After the problems started I did update the bios to the newest stable (non-beta) edition to see if it made any fixes to my issue and it didn't Graphics card has the newest update.
The CPU fan is a huge CoolerMaster that is a dual fan push/pull set up.
Outside of any additional thoughts I will just continue to crunch CPU tasks until the new graphics card shows up and then I can try the GPU tasks and update.
I kind of forgot how old this workstation was until I looked up the specs on the motherboard and realized it was PCIE 2.0 and no m2 slots.
Thank you
MN_Firefighter wrote:The PSU
)
The specs for that PSU are more than adequate for running an RX 580 - no issue there.
However, this 2007 review for your exact model, whilst being quite favourable, shows just how old the unit potentially is. Since the machine had some years stored away, the electrolytic capacitors in the PSU will tend to have suffered from lack of use and may well have dried out and be causing the problem when loaded. If the filter capacitors aren't filtering, you may damage other components.
I've seen the behaviour you describe happen in PSUs from old servers that have been out of service for a while. They fire up and run OK at idle but then tend to shut down or cause a reboot when pushed under load. If this continues when you install the RX 580, the best test would be to try a known good PSU if you can beg/borrow/steal one for that purpose.
Cheers,
Gary.
Gary, That is great
)
Gary,
That is great information to know.
Thank you
New graphics card is in and
)
New graphics card is in and running GPU based projects without any issues. Ran overnight without any issues whereas the previous graphics card shut run into issues 30-90 minutes. The graphics card showed up in great condition.
MN_Firefighter wrote:New
)
I'm very glad the new 8GB RX 580 solved the issues for you. Well done!
I had a look at your GW tasks list - no errors or invalid results since the changeover. The completed tasks from 9 Dec 2020 have a couple at around 36 mins but the time then reduces to a fairly stable value of around 18 minutes. This looks about right for running tasks singly so perhaps you were running multiple concurrent tasks initially when the first couple gave the much longer times.

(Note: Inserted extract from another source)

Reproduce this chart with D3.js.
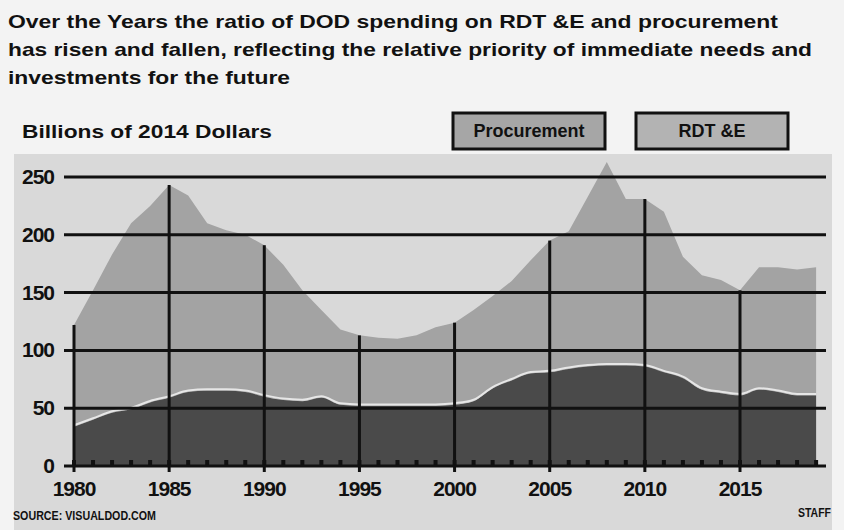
<!DOCTYPE html>
<html lang="en">
<head>
  <meta charset="UTF-8">
  <title>DOD RDT&amp;E and procurement</title>
  <style>
    body { margin: 0; background: #f3f3f3; }
    svg { display: block; }
    text { font-family: "Liberation Sans", Arial, sans-serif; font-weight: bold; fill: #111; }
  </style>
</head>
<body>
  <svg width="844" height="530"></svg>
  <script src="https://cdn.jsdelivr.net/npm/d3@7/dist/d3.min.js"></script>
  <script>
    var years = [1980, 1981, 1982, 1983, 1984, 1985, 1986, 1987, 1988, 1989,
                 1990, 1991, 1992, 1993, 1994, 1995, 1996, 1997, 1998, 1999,
                 2000, 2001, 2002, 2003, 2004, 2005, 2006, 2007, 2008, 2009,
                 2010, 2011, 2012, 2013, 2014, 2015, 2016, 2017, 2018, 2019]
    var rdte = [34, 40, 46, 49, 55, 59, 64, 65, 65, 64,
                60, 57, 56, 59, 53, 52, 52, 52, 52, 52,
                53, 56, 67, 74, 80, 81, 84, 86, 87, 87,
                86, 81, 76, 66, 63, 61, 66, 64, 61, 61]
    var procurement = [88, 112, 137, 161, 170, 184, 170, 145, 139, 136,
                       131, 117, 96, 76, 65, 61, 59, 58, 61, 68,
                       71, 79, 80, 86, 98, 114, 119, 147, 176, 144,
                       145, 139, 105, 99, 98, 91, 106, 108, 109, 111]
    var yTicks = [0, 50, 100, 150, 200, 250]
    var xTicks = [1980, 1985, 1990, 1995, 2000, 2005, 2010, 2015]
    var titleLines = [
      'Over the Years the ratio of DOD spending on RDT &E and procurement',
      'has risen and fallen, reflecting the relative priority of immediate needs and',
      'investments for the future'
    ]
    var legendItems = ['Procurement', 'RDT &E']

    var svg = d3.select('svg')

    var rows = years.map(function(y, i) {
      return { year: y, rdte: rdte[i], procurement: procurement[i] }
    })

    var x = d3.scaleLinear().domain([1980, 2015]).range([74, 740])
    var y = d3.scaleLinear().domain([0, 250]).range([466, 177])

    // chart panel
    svg.append('rect')
      .attr('x', 14).attr('y', 154)
      .attr('width', 818).attr('height', 376)
      .attr('fill', '#d9d9d9')

    // title
    var titleWidths = [770, 804, 282]
    svg.selectAll('.title')
      .data(titleLines)
      .enter()
      .append('text')
      .attr('class', 'title')
      .attr('x', 8)
      .attr('y', function(d, i) { return 28 + i * 28 })
      .attr('font-size', 19)
      .attr('textLength', function(d, i) { return titleWidths[i] })
      .attr('lengthAdjust', 'spacingAndGlyphs')
      .text(function(d) { return d })

    svg.append('text')
      .attr('x', 22).attr('y', 138)
      .attr('font-size', 18)
      .attr('textLength', 250)
      .attr('lengthAdjust', 'spacingAndGlyphs')
      .text('Billions of 2014 Dollars')

    // legend
    var legendX = [453, 636]
    var legendFill = ['#a6a6a6', '#b3b3b3']
    var leg = svg.selectAll('.legend')
      .data(legendItems)
      .enter()
      .append('g')
      .attr('class', 'legend')
      .attr('transform', function(d, i) { return 'translate(' + legendX[i] + ',113)' })
    leg.append('rect')
      .attr('width', 152).attr('height', 36)
      .attr('fill', function(d, i) { return legendFill[i] })
      .attr('stroke', '#111').attr('stroke-width', 3)
    leg.append('text')
      .attr('x', 76).attr('y', 24)
      .attr('text-anchor', 'middle')
      .attr('font-size', 18)
      .attr('font-family', '"Liberation Sans Narrow", "Liberation Sans", sans-serif')
      .text(function(d) { return d })

    // stacked areas
    var stack = d3.stack().keys(['rdte', 'procurement'])
    var series = stack(rows)

    var areaTop = d3.area()
      .x(function(d) { return x(d.data.year) })
      .y0(function(d) { return y(d[0]) })
      .y1(function(d) { return y(d[1]) })

    var areaBottom = d3.area()
      .curve(d3.curveMonotoneX)
      .x(function(d) { return x(d.data.year) })
      .y0(function(d) { return y(d[0]) })
      .y1(function(d) { return y(d[1]) })

    svg.append('path')
      .datum(series[1])
      .attr('fill', '#a3a3a3')
      .attr('d', areaTop)

    svg.append('path')
      .datum(series[0])
      .attr('fill', '#4a4a4a')
      .attr('d', areaBottom)

    // light edge along top of RDT&E
    svg.append('path')
      .datum(series[0])
      .attr('fill', 'none')
      .attr('stroke', '#e6e6e6')
      .attr('stroke-width', 2)
      .attr('d', d3.line()
        .curve(d3.curveMonotoneX)
        .x(function(d) { return x(d.data.year) })
        .y(function(d) { return y(d[1]) - 1.5 }))

    // gridlines
    svg.selectAll('.grid')
      .data(yTicks.filter(function(d) { return d > 0 }))
      .enter()
      .append('line')
      .attr('x1', 64).attr('x2', 826)
      .attr('y1', function(d) { return y(d) })
      .attr('y2', function(d) { return y(d) })
      .attr('stroke', '#111').attr('stroke-width', 3)

    // small year ticks
    svg.selectAll('.ytick-small')
      .data(years)
      .enter()
      .append('rect')
      .attr('x', function(d) { return x(d) - 2 })
      .attr('y', y(0) - 6)
      .attr('width', 4).attr('height', 6)
      .attr('fill', '#111')

    // drop lines every 5 years
    svg.selectAll('.drop')
      .data(rows.filter(function(d) { return d.year % 5 === 0 }))
      .enter()
      .append('line')
      .attr('x1', function(d) { return x(d.year) })
      .attr('x2', function(d) { return x(d.year) })
      .attr('y1', y(0) + 6)
      .attr('y2', function(d) { return y(d.rdte + d.procurement) })
      .attr('stroke', '#111').attr('stroke-width', 3)

    // x axis baseline
    svg.append('line')
      .attr('x1', 64).attr('x2', 826)
      .attr('y1', y(0)).attr('y2', y(0))
      .attr('stroke', '#111').attr('stroke-width', 3)

    // y labels
    svg.selectAll('.ylab')
      .data(yTicks)
      .enter()
      .append('text')
      .attr('x', 54)
      .attr('y', function(d) { return y(d) + 7 })
      .attr('text-anchor', 'end')
      .attr('font-size', 21)
      .attr('letter-spacing', -1)
      .text(function(d) { return d })

    // x labels
    svg.selectAll('.xlab')
      .data(xTicks)
      .enter()
      .append('text')
      .attr('x', function(d) { return x(d) })
      .attr('y', 496)
      .attr('text-anchor', 'middle')
      .attr('font-size', 21)
      .attr('letter-spacing', -1)
      .text(function(d) { return d })

    // source + credit
    svg.append('text')
      .attr('x', 13).attr('y', 520)
      .attr('font-size', 12)
      .attr('textLength', 143)
      .attr('lengthAdjust', 'spacingAndGlyphs')
      .text('SOURCE: VISUALDOD.COM')

    svg.append('text')
      .attr('x', 798).attr('y', 517)
      .attr('font-size', 12)
      .attr('textLength', 33)
      .attr('lengthAdjust', 'spacingAndGlyphs')
      .text('STAFF')
  </script>
</body>
</html>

I'm running some machines with a basic quad core CPU and an 8GB RX570 using the same GW search. There are no CPU tasks being run so all cores are available for GPU support. My experience is that a 580 and a 570 seem to give much the same crunch time behaviour, despite the difference in spec.
Here are the GW GPU results for a machine with a basic athlon 3000G processor. All tasks have been crunched at a multiplicity of 4. You can see (at the time of writing) a bunch of validated results with no errors or invalids. The 8GB VRAM seems (at the moment) to be sufficient to run x4 quite safely. There is about 1.8 times the throughput by using x4 instead of x1. 4 tasks are completed in under 38 mins on average - ie. 9.5 mins for each task. Task times when run singly are around 17 mins. The approximate 'per task' run times when crunched at multiplicities of x1, x2, x3 and x4 are 17min, 12min, 10.3min and 9.5min respectively. You can see that going to x2 gives the biggest benefit but that the throughput keeps increasing right up to x4. That final step is still around 8% better than x3.
The memory requirements will probably keep increasing in the future as the frequency terms in the task name get larger. From previous experience, the multiplicity might need to be lowered at some point so I intend to monitor for any signs of compute problems. All seems good at the moment.
Cheers,
Gary.
Gary, Great information!
)
Gary,
Great information! Happy to be crunching at full scale again.